Exercise details: Report all lines from the entries below in which "matplotlib" appears.

Extracted records
################
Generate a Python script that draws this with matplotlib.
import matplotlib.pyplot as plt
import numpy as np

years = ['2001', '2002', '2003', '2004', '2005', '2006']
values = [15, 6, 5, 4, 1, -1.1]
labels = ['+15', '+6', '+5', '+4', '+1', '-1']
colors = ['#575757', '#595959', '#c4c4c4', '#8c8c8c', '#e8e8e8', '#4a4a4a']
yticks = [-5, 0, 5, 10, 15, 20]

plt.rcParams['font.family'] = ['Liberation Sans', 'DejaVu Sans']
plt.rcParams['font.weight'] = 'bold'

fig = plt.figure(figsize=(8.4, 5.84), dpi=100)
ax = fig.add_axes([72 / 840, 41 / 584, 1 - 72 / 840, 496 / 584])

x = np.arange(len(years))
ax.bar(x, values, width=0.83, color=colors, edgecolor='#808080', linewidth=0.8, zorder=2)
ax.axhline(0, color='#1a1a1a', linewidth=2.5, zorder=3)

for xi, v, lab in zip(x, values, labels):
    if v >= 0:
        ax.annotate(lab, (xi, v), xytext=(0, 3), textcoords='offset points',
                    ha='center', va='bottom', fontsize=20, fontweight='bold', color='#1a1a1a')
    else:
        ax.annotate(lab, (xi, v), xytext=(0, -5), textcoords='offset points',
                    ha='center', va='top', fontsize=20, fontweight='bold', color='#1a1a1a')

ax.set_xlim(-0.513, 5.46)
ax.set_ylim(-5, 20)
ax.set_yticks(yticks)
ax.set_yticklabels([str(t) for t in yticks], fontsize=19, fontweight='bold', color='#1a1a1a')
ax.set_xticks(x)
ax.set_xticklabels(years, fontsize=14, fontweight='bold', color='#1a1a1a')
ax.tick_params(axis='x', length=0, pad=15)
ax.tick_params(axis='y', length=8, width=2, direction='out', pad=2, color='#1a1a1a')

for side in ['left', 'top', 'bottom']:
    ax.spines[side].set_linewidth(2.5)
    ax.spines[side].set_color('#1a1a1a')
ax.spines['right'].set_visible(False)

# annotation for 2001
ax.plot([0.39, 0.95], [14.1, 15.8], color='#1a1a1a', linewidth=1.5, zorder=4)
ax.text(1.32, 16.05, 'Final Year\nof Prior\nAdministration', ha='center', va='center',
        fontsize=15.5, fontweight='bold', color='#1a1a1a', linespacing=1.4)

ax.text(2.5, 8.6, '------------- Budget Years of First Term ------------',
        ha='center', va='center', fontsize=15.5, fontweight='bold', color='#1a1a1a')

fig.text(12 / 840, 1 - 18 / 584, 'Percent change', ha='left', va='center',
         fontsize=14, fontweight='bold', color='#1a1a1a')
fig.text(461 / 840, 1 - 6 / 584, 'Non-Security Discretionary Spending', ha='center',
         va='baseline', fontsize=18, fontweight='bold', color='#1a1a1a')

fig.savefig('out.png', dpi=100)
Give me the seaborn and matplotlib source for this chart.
################
Final result:
Generate a Python script that draws this with matplotlib.
import matplotlib.pyplot as plt
Give me the seaborn and matplotlib source for this chart.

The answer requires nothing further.